I know, because I heard it growing up, loud and clear, again and again. No one ever said it, but I heard it. I know I spent most of my life not knowing I could be angry, not even knowing how to be angry. I know I spent most of my life feeling like I wouldn’t be heard and so there was no real point in speaking up, that what I had to say didn’t really matter. And I know how much that hurts.
The Lost Girl is about Iris and Lark Maguire, eleven-year-old identical twins, who see each other in a way no one else can. There’s magic in the book. There are suspect crows. There’s a weird antique shop, and a mysterious cat. There are good, kind boys who like Greek myths, superheroes, and dioramas, and who would probably be really confused if they were told they weren’t allowed to like stories with girls in them.
And there are girls who struggle in a world where they don’t know how to make themselves heard, where they are supposed to sand off the edges of their emotions, where interdependence is viewed with suspicion. The Lost Girl is about the stories girls hear growing up and how those stories mash them into odd, uncomfortable shapes.
But it is also about friendship and loyalty, the magical bonds between girls, the strength that comes when you have people by your side. And it is about how, with the help of friends, you can look at all of the stories you’ve been told and name them for what they are. How, together, you can rewrite the story and save the world.
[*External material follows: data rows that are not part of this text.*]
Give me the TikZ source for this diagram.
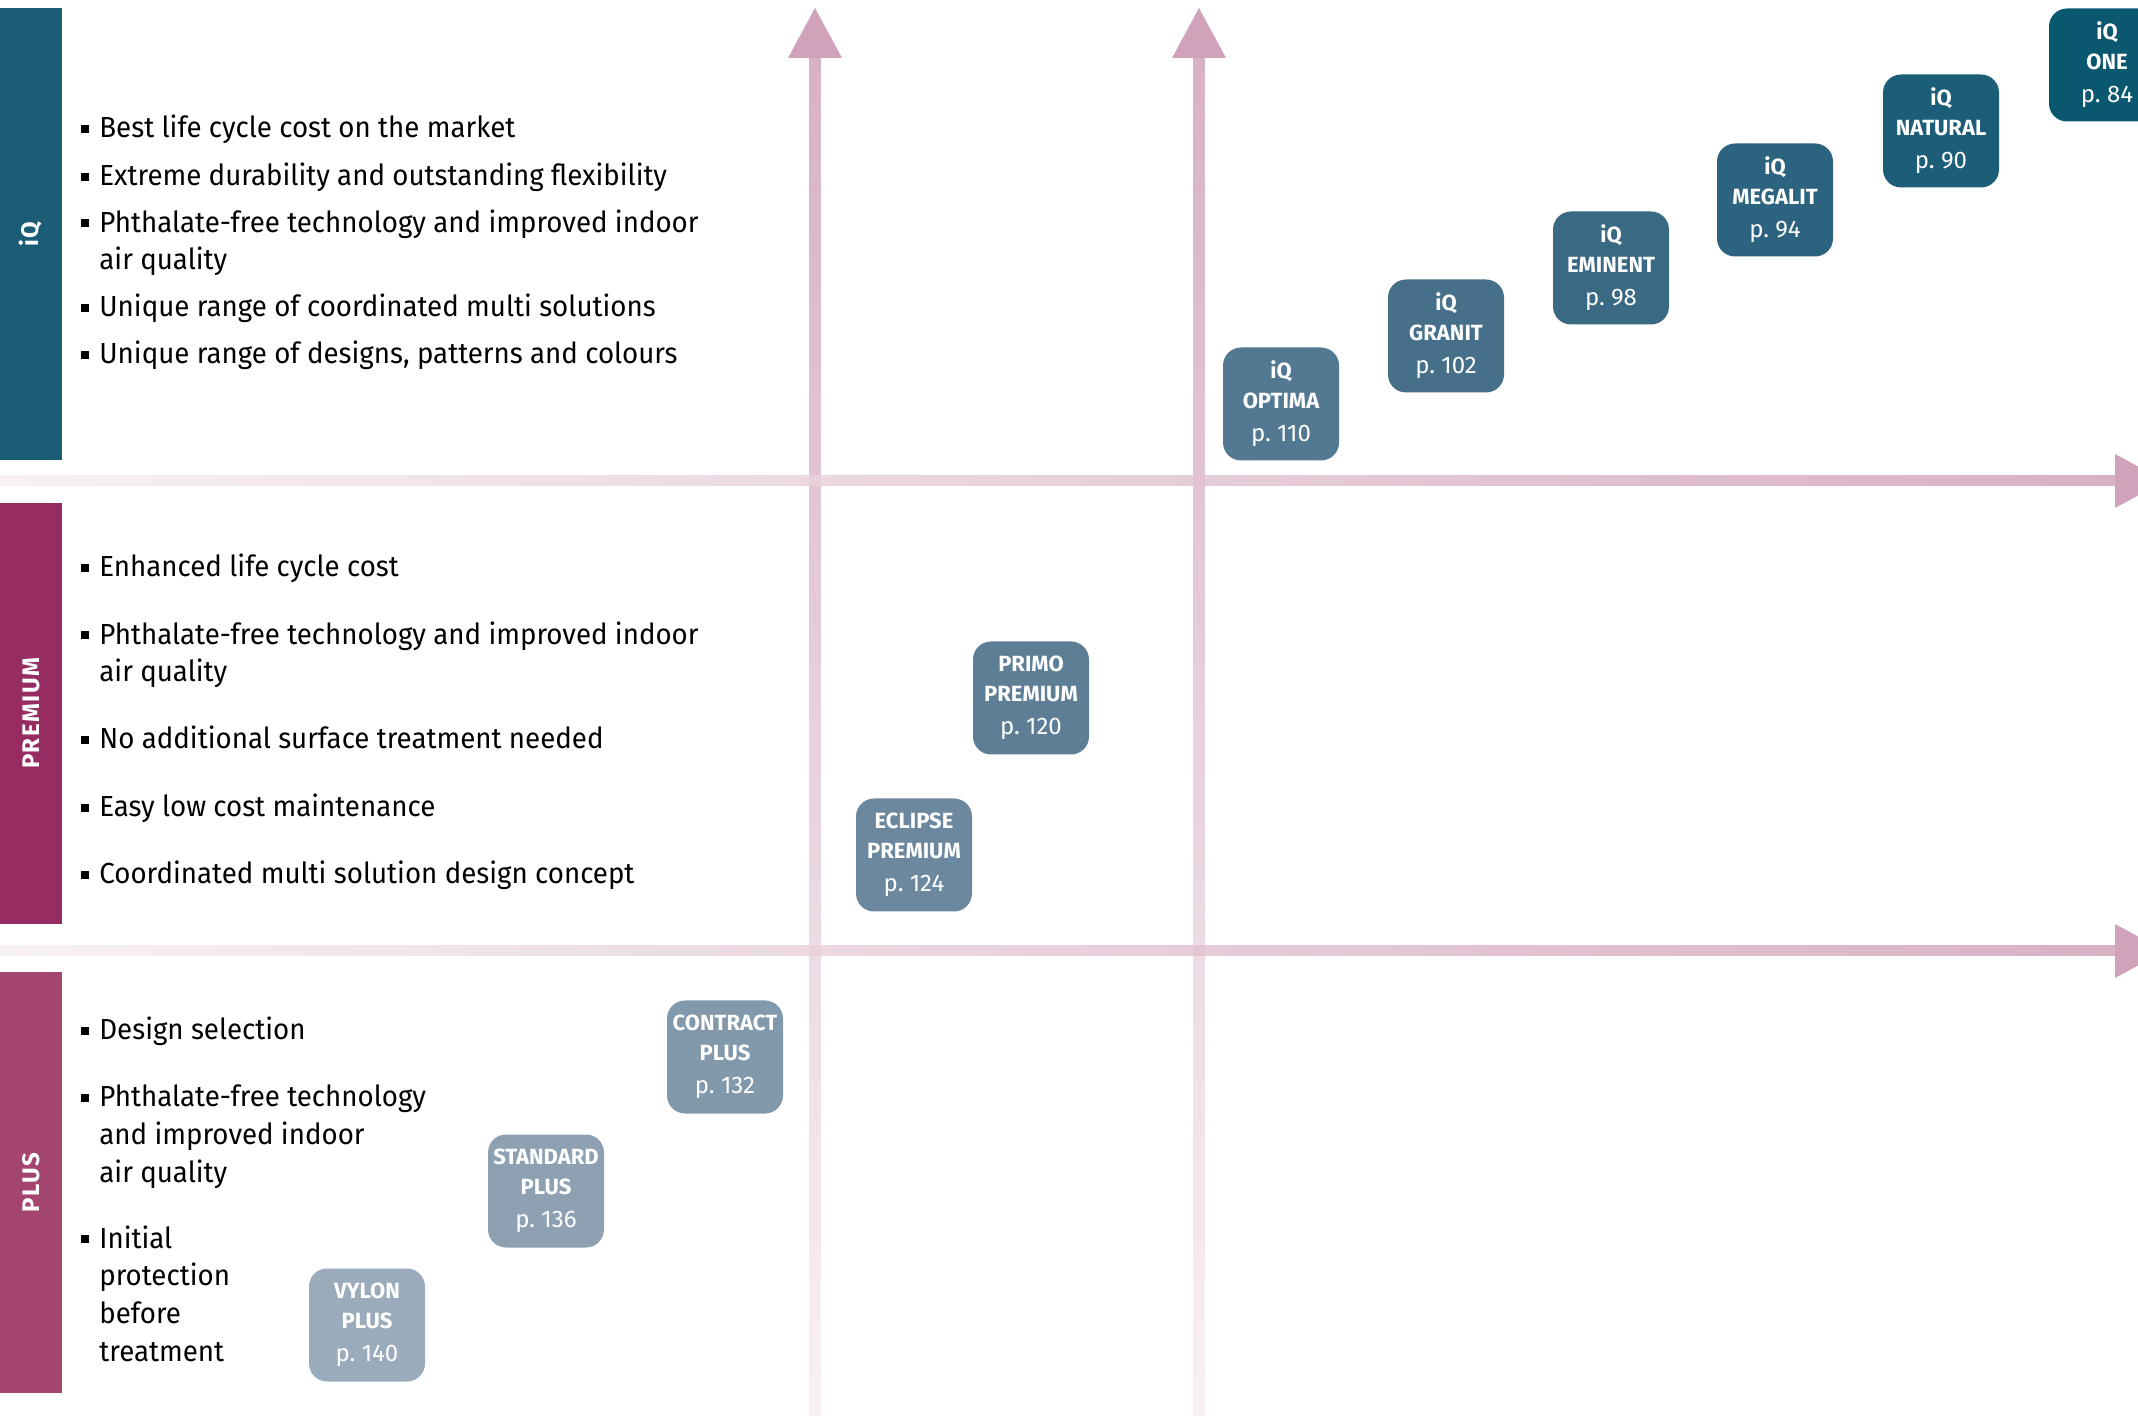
\documentclass[tikz,border=0pt]{standalone}
\usepackage{fontspec}
\setmainfont{Fira Sans}[FakeStretch=0.955]
\newfontfamily\boxfont{Fira Sans}
\newfontfamily\sidefont{Fira Sans}[LetterSpace=6]
\usetikzlibrary{positioning}

\definecolor{apink}{HTML}{D1A3BB}
\definecolor{apale}{HTML}{F7EEF2}
\definecolor{cIQ}{HTML}{1B5C77}
\definecolor{cPremium}{HTML}{962C62}
\definecolor{cPlus}{HTML}{A4456F}
\definecolor{cOne}{HTML}{0A5870}
\definecolor{cNatural}{HTML}{1C5E78}
\definecolor{cMegalit}{HTML}{2C6480}
\definecolor{cEminent}{HTML}{3A6983}
\definecolor{cGranit}{HTML}{466F89}
\definecolor{cOptima}{HTML}{537891}
\definecolor{cPrimo}{HTML}{5E7E95}
\definecolor{cEclipse}{HTML}{6B889E}
\definecolor{cContract}{HTML}{8298AB}
\definecolor{cStandard}{HTML}{8EA1B3}
\definecolor{cVylon}{HTML}{9AABBC}

\newcommand{\bul}{\llap{\rule[2.5pt]{4pt}{4pt}\hspace{5pt}}}
\newcommand{\pg}[1]{{\mdseries\fontsize{12}{15}\selectfont p.~#1}}

\begin{document}
\begin{tikzpicture}[
  x=0.5pt, y=-0.5pt,
  font=\fontsize{14.5}{18.8}\selectfont,
  bar/.style={minimum width=31pt, inner sep=0pt},
  sidelabel/.style={rotate=90, text=white, inner sep=0pt, font=\sidefont\bfseries\fontsize{12}{12}\selectfont},
  point/.style={anchor=base west, align=left, inner sep=0pt},
  prod/.style={rounded corners=9pt, minimum width=58pt, minimum height=56.5pt, inner sep=0pt,
               align=center, text=white, font=\boxfont\bfseries\fontsize{11}{15}\selectfont},
]
  \useasboundingbox (0,0) rectangle (2138,1416);
  \clip (0,0) rectangle (2138,1416);

  % axes
  \foreach \ax in {815,1199} {
    \shade[top color=apink, bottom color=apale, fill opacity=0.85] (\ax-5.5,58) rectangle (\ax+5.5,1416);
    \fill[apink] (\ax-27,58) -- (\ax,8) -- (\ax+27,58) -- cycle;
  }
  \foreach \ay in {481,951} {
    \shade[left color=apale, right color=apink, fill opacity=0.85] (0,\ay-5) rectangle (2115,\ay+5);
    \fill[apink] (2115,\ay-27) -- (2165,\ay) -- (2115,\ay+27) -- cycle;
  }

  % side bars
  \node[bar, fill=cIQ, minimum height=226pt] (iqbar) at (31,234) {};
  \node[bar, fill=cPremium, minimum height=210.5pt] (prembar) at (31,713.5) {};
  \node[bar, fill=cPlus, minimum height=210.5pt] (plusbar) at (31,1182.5) {};
  \node[sidelabel] at (iqbar) {iQ};
  \node[sidelabel] at (prembar) {PREMIUM};
  \node[sidelabel] at (plusbar) {PLUS};

  % iQ points (multi-line points sit on their last line)
  \node[point] (iq1) at (99,138) {\bul Best life cycle cost on the market};
  \node[point] (iq2) at (99,186) {\bul Extreme durability and outstanding flexibility};
  \node[point] (iq3) at (99,270) {\bul Phthalate-free technology and improved indoor\\air quality};
  \node[point] (iq4) at (99,317) {\bul Unique range of coordinated multi solutions};
  \node[point] (iq5) at (99,364) {\bul Unique range of designs, patterns and colours};

  % premium points
  \node[point] (pr1) at (99,577) {\bul Enhanced life cycle cost};
  \node[point] (pr2) at (99,682) {\bul Phthalate-free technology and improved indoor\\air quality};
  \node[point] (pr3) at (99,749) {\bul No additional surface treatment needed};
  \node[point] (pr4) at (99,817) {\bul Easy low cost maintenance};
  \node[point] (pr5) at (99,884) {\bul Coordinated multi solution design concept};

  % plus points
  \node[point] (pl1) at (99,1040) {\bul Design selection};
  \node[point] (pl2) at (99,1182) {\bul Phthalate-free technology\\and improved indoor\\air quality};
  \node[point] (pl3) at (99,1361) {\bul Initial\\protection\\before\\treatment};

  % products
  \node[prod, fill=cOne] (one) at (2107,65) {iQ\\ONE\\[1.5pt]\pg{84}};
  \node[prod, fill=cNatural] (natural) at (1941,131) {iQ\\NATURAL\\[1.5pt]\pg{90}};
  \node[prod, fill=cMegalit] (megalit) at (1775,200) {iQ\\MEGALIT\\[1.5pt]\pg{94}};
  \node[prod, fill=cEminent] (eminent) at (1611,268) {iQ\\EMINENT\\[1.5pt]\pg{98}};
  \node[prod, fill=cGranit] (granit) at (1446,336) {iQ\\GRANIT\\[1.5pt]\pg{102}};
  \node[prod, fill=cOptima] (optima) at (1281,404) {iQ\\OPTIMA\\[1.5pt]\pg{110}};
  \node[prod, fill=cPrimo] (primo) at (1031,698) {PRIMO\\PREMIUM\\[1.5pt]\pg{120}};
  \node[prod, fill=cEclipse] (eclipse) at (914,855) {ECLIPSE\\PREMIUM\\[1.5pt]\pg{124}};
  \node[prod, fill=cContract] (contract) at (725,1057) {CONTRACT\\PLUS\\[1.5pt]\pg{132}};
  \node[prod, fill=cStandard] (standard) at (546,1191) {STANDARD\\PLUS\\[1.5pt]\pg{136}};
  \node[prod, fill=cVylon] (vylon) at (367,1325) {VYLON\\PLUS\\[1.5pt]\pg{140}};
\end{tikzpicture}
\end{document}
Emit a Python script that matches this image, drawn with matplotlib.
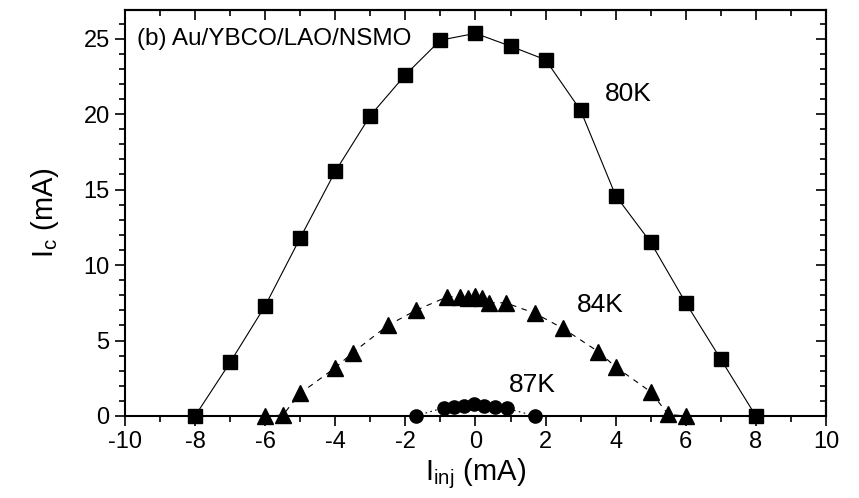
import matplotlib.pyplot as plt
from matplotlib.ticker import MultipleLocator

plt.rcParams['axes.unicode_minus'] = False
plt.rcParams['font.family'] = ['Liberation Sans', 'DejaVu Sans']

# 80K (squares)
x_80 = [-8, -7, -6, -5, -4, -3, -2, -1, 0, 1, 2, 3, 4, 5, 6, 7, 8]
y_80 = [0, 3.55, 7.3, 11.8, 16.2, 19.9, 22.6, 24.9, 25.35, 24.5, 23.6, 20.25, 14.6, 11.5, 7.5, 3.76, 0]

# 84K (triangles)
x_84 = [-6, -5.5, -5, -4, -3.5, -2.5, -1.7, -0.8, -0.43, -0.22, 0, 0.19, 0.38, 0.86, 1.7, 2.5, 3.5, 4, 5, 5.5, 6]
y_84 = [0, 0.05, 1.5, 3.2, 4.2, 6.0, 7.0, 7.9, 7.9, 7.8, 7.95, 7.8, 7.5, 7.5, 6.8, 5.8, 4.27, 3.25, 1.6, 0.1, 0]

# 87K (circles)
x_87 = [-1.7, -0.9, -0.62, -0.33, -0.05, 0.24, 0.57, 0.9, 1.7]
y_87 = [0, 0.55, 0.6, 0.66, 0.78, 0.66, 0.6, 0.5, 0]

fig = plt.figure(figsize=(8.59, 4.98), dpi=100)
ax = fig.add_axes([0.1455, 0.1647, 0.8160, 0.8153])

ax.plot(x_80, y_80, color='black', lw=0.8, marker='s', ms=9.5, clip_on=False, zorder=3)
ax.plot(x_84, y_84, color='black', lw=0.8, ls=(0, (5, 5)), marker='^', ms=11, clip_on=False, zorder=3)
ax.plot(x_87, y_87, color='black', lw=0.8, ls=(0, (1.5, 3)), marker='o', ms=9.5, clip_on=False, zorder=3)

ax.set_xlim(-10, 10)
ax.set_ylim(0, 26.9)
ax.xaxis.set_major_locator(MultipleLocator(2))
ax.xaxis.set_minor_locator(MultipleLocator(1))
ax.yaxis.set_major_locator(MultipleLocator(5))
ax.yaxis.set_minor_locator(MultipleLocator(1))

ax.tick_params(which='both', direction='out', top=False, right=False, width=1.2)
ax.tick_params(which='major', length=7, labelsize=17, pad=4)
ax.tick_params(which='minor', length=4)

# inward ticks on top and right
sec_x = ax.secondary_xaxis('top')
sec_x.xaxis.set_major_locator(MultipleLocator(2))
sec_x.xaxis.set_minor_locator(MultipleLocator(1))
sec_x.tick_params(which='both', direction='in', labeltop=False, width=1.2)
sec_x.tick_params(which='major', length=7)
sec_x.tick_params(which='minor', length=4)
sec_y = ax.secondary_yaxis('right')
sec_y.yaxis.set_major_locator(MultipleLocator(5))
sec_y.yaxis.set_minor_locator(MultipleLocator(1))
sec_y.tick_params(which='both', direction='in', labelright=False, width=1.2)
sec_y.tick_params(which='major', length=7)
sec_y.tick_params(which='minor', length=4)

for s in ax.spines.values():
    s.set_linewidth(1.5)
sec_x.spines['top'].set_linewidth(1.5)
sec_y.spines['right'].set_linewidth(1.5)

ax.set_xlabel(r'I$_{\mathregular{inj}}$ (mA)', fontsize=21, labelpad=2)
ax.set_ylabel(r'I$_{\mathregular{c}}$ (mA)', fontsize=21, labelpad=16)

ax.text(-9.65, 25.0, '(b) Au/YBCO/LAO/NSMO', fontsize=17.5, ha='left', va='center')
ax.text(4.35, 21.3, '80K', fontsize=19, ha='center', va='center')
ax.text(3.55, 7.37, '84K', fontsize=19, ha='center', va='center')
ax.text(1.62, 2.06, '87K', fontsize=19, ha='center', va='center')

fig.savefig('out.png', dpi=100)
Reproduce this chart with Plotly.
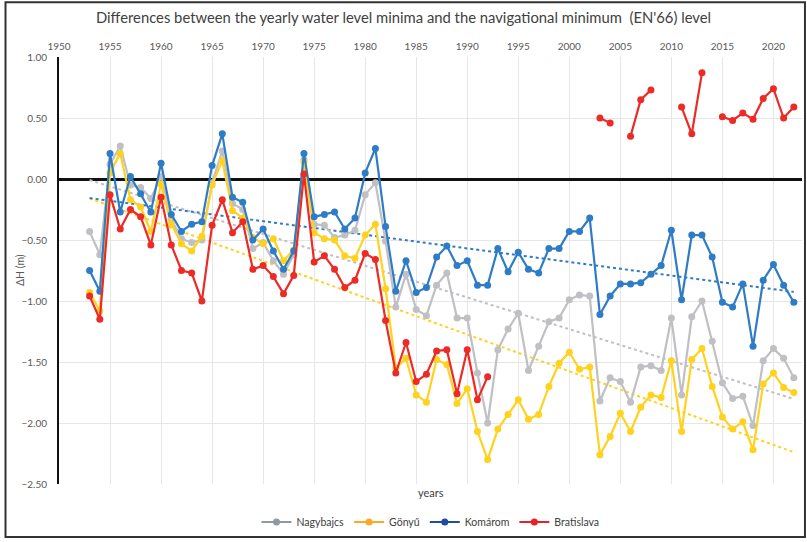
import plotly.graph_objects as go
import numpy as np

years = list(range(1953, 2023))

nagybajcs = [
    -0.43, -0.62, 0.12, 0.27, -0.05, -0.07, -0.16, 0.02, -0.33, -0.49,
    -0.52, -0.50, -0.03, 0.23, -0.20, -0.25, -0.57, -0.52, -0.67, -0.78,
    -0.62, 0.16, -0.37, -0.38, -0.48, -0.46, -0.42, -0.13, -0.03, -0.51,
    -1.05, -0.78, -1.07, -1.12, -0.87, -0.77, -1.14, -1.14, -1.59, -2.00,
    -1.40, -1.23, -1.10, -1.57, -1.37, -1.17, -1.14, -0.99, -0.95, -0.96,
    -1.82, -1.63, -1.66, -1.83, -1.54, -1.53, -1.57, -1.14, -1.77, -1.13,
    -1.00, -1.33, -1.67, -1.80, -1.78, -2.02, -1.49, -1.39, -1.47, -1.63,
]
gonyu = [
    -0.93, -1.08, 0.05, 0.21, -0.17, -0.23, -0.43, -0.04, -0.37, -0.53,
    -0.59, -0.47, -0.05, 0.15, -0.26, -0.32, -0.48, -0.53, -0.49, -0.67,
    -0.58, 0.14, -0.44, -0.49, -0.50, -0.63, -0.65, -0.46, -0.37, -0.90,
    -1.55, -1.47, -1.77, -1.83, -1.48, -1.52, -1.84, -1.72, -2.07, -2.30,
    -2.05, -1.93, -1.81, -1.97, -1.93, -1.70, -1.51, -1.42, -1.56, -1.54,
    -2.26, -2.11, -1.92, -2.07, -1.87, -1.77, -1.79, -1.49, -2.07, -1.48,
    -1.39, -1.70, -1.95, -2.05, -1.99, -2.22, -1.68, -1.59, -1.71, -1.75,
]
komarom = [
    -0.75, -0.92, 0.21, -0.27, 0.02, -0.12, -0.27, 0.13, -0.29, -0.43,
    -0.37, -0.35, 0.11, 0.37, -0.15, -0.19, -0.50, -0.41, -0.59, -0.74,
    -0.59, 0.21, -0.31, -0.29, -0.27, -0.41, -0.32, 0.05, 0.25, -0.39,
    -0.92, -0.67, -0.93, -0.89, -0.64, -0.55, -0.71, -0.67, -0.87, -0.87,
    -0.57, -0.76, -0.60, -0.74, -0.77, -0.57, -0.57, -0.43, -0.43, -0.32,
    -1.11, -0.96, -0.86, -0.86, -0.85, -0.78, -0.71, -0.42, -0.99, -0.46,
    -0.46, -0.64, -1.01, -1.05, -0.86, -1.37, -0.83, -0.70, -0.87, -1.01,
]
bratislava = [
    -0.96, -1.15, -0.13, -0.41, -0.25, -0.31, -0.54, -0.15, -0.54, -0.75,
    -0.77, -1.00, -0.38, -0.17, -0.44, -0.35, -0.74, -0.71, -0.80, -0.94,
    -0.79, 0.04, -0.68, -0.63, -0.74, -0.89, -0.83, -0.61, -0.66, -1.16,
    -1.59, -1.34, -1.66, -1.60, -1.41, -1.40, -1.76, -1.40, -1.81, -1.62,
    None, None, None, None, None, None, None, None, None, None,
    0.50, 0.46, None, 0.35, 0.65, 0.73, None, None, 0.59, 0.37,
    0.87, None, 0.51, 0.48, 0.54, 0.49, 0.66, 0.74, 0.50, 0.59,
]

series = [
    ("Nagybajcs", nagybajcs, "#C0C0C4", "#8E99A4", True),
    ("Gönyű", gonyu, "#FFD21F", "#FFA726", True),
    ("Komárom", komarom, "#2F7CC6", "#1F4E9E", True),
    ("Bratislava", bratislava, "#EC2A26", "#E8202A", False),
]

font = "Lato"
fig = go.Figure()

# linear trends (dotted), like Excel trendline
for name, vals, col, _, trend in series:
    if not trend:
        continue
    k, b = np.polyfit(years, vals, 1)
    fig.add_trace(go.Scatter(
        x=[years[0], years[-1]], y=[k * years[0] + b, k * years[-1] + b],
        mode="lines", line=dict(color=col, width=2, dash="dot"),
        showlegend=False, hoverinfo="skip",
    ))

for name, vals, col, _, _ in series:
    fig.add_trace(go.Scatter(
        x=years, y=vals, mode="lines+markers", name=name,
        line=dict(color=col, width=2.2), marker=dict(color=col, size=7),
        connectgaps=False, showlegend=False,
    ))

# legend entries (the legend in the original uses darker tones)
for name, vals, _, lcol, _ in series:
    fig.add_trace(go.Scatter(
        x=[None], y=[None], mode="lines+markers", name=name,
        line=dict(color=lcol, width=2.2), marker=dict(color=lcol, size=7),
    ))

fig.update_layout(
    width=807, height=542,
    margin=dict(l=59, r=5, t=57, b=56),
    paper_bgcolor="white", plot_bgcolor="white",
    font=dict(family=font, size=10, color="#595959"),
    title=dict(
        text="Differences between the yearly water level minima and the navigational minimum  (EN'66) level",
        x=0.5, xref="container", xanchor="center", y=0.967, yanchor="middle",
        font=dict(family=font, size=14.8, color="#404040"),
    ),
    xaxis=dict(
        side="top", range=[1950, 2022.8], dtick=5, tick0=1950,
        showgrid=True, gridcolor="#E6E6E6", gridwidth=1,
        zeroline=False, showline=False, ticks="", ticklabelstandoff=4,
        tickfont=dict(size=10, color="#595959"),
    ),
    yaxis=dict(
        range=[-2.5, 1.0], dtick=0.5, tickformat=".2f",
        showgrid=True, gridcolor="#E6E6E6", gridwidth=1,
        zeroline=True, zerolinecolor="#111111", zerolinewidth=2.5,
        showline=True, linecolor="#111111", linewidth=2, ticks="",
        ticklabelstandoff=8,
        tickfont=dict(size=10, color="#595959"),
    ),
    legend=dict(
        orientation="h", x=0.5, xanchor="center", y=-0.089, yanchor="middle",
        font=dict(size=10.5, color="#404040"), bgcolor="rgba(0,0,0,0)",
        itemwidth=30, tracegroupgap=0,
    ),
    annotations=[
        dict(
            text="years", x=0.5, y=-0.021, xref="paper", yref="paper",
            xanchor="center", yanchor="middle", showarrow=False,
            font=dict(size=11, color="#404040"),
        ),
        dict(
            text="ΔH (m)", x=-0.053, y=0.5, xref="paper", yref="paper",
            xanchor="center", yanchor="middle", showarrow=False, textangle=-90,
            font=dict(size=10.5, color="#595959"),
        ),
    ],
    shapes=[dict(
        type="rect", xref="paper", yref="paper",
        x0=-0.072, x1=1.004, y0=-0.124, y1=1.128,
        line=dict(color="#333333", width=2), layer="below",
    )],
)

# the page gets no body margin so the figure fills the 807x542 window
fig.write_html(
    "out.html",
    config={"displayModeBar": False},
    post_script="document.body.style.margin='0';",
)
Anne Ursu is the author of Breadcrumbs, named one of the best books of 2011 by Publishers Weekly and the Chicago Public Library, and The Real Boy, which was longlisted for the National Book Award. She is also a member of the faculty at Hamline University’s MFA in Writing for Children and Young Adults. Anne lives in Minneapolis with her family and an ever-growing number of cats. You can visit her online at http://www.anneursu.com
THE LOST GIRL by Anne Ursu
Published on February 12, 2019 by Walden Pond Press an Imprint of HarperCollins Publishers
ABOUT THE BOOK
Once upon a time, there were two sisters, alike in every way,
except for all the ways that they were different.
When you’re an identical twin, your story always starts with someone else. For Iris, that means her story starts with Lark. Iris has always been the grounded, capable, and rational one; Lark has been inventive, dreamy, and brilliant—and from their first moments in the world together, they’ve never left each other’s side. Everyone around them realized early on what the two sisters already knew: they had better outcomes when they were together.
When fifth grade arrives, however, it’s decided that Iris and Lark should be split into different classrooms, and something breaks in them both. Iris is no longer so confident; Lark retreats into herself as she deals with challenges at school. And at the same time, something strange is happening in the city around them: things both great and small going missing without a trace. As Iris begins to understand that anything can be lost in the blink of an eye, she decides it’s up to her to find a way to keep her sister safe.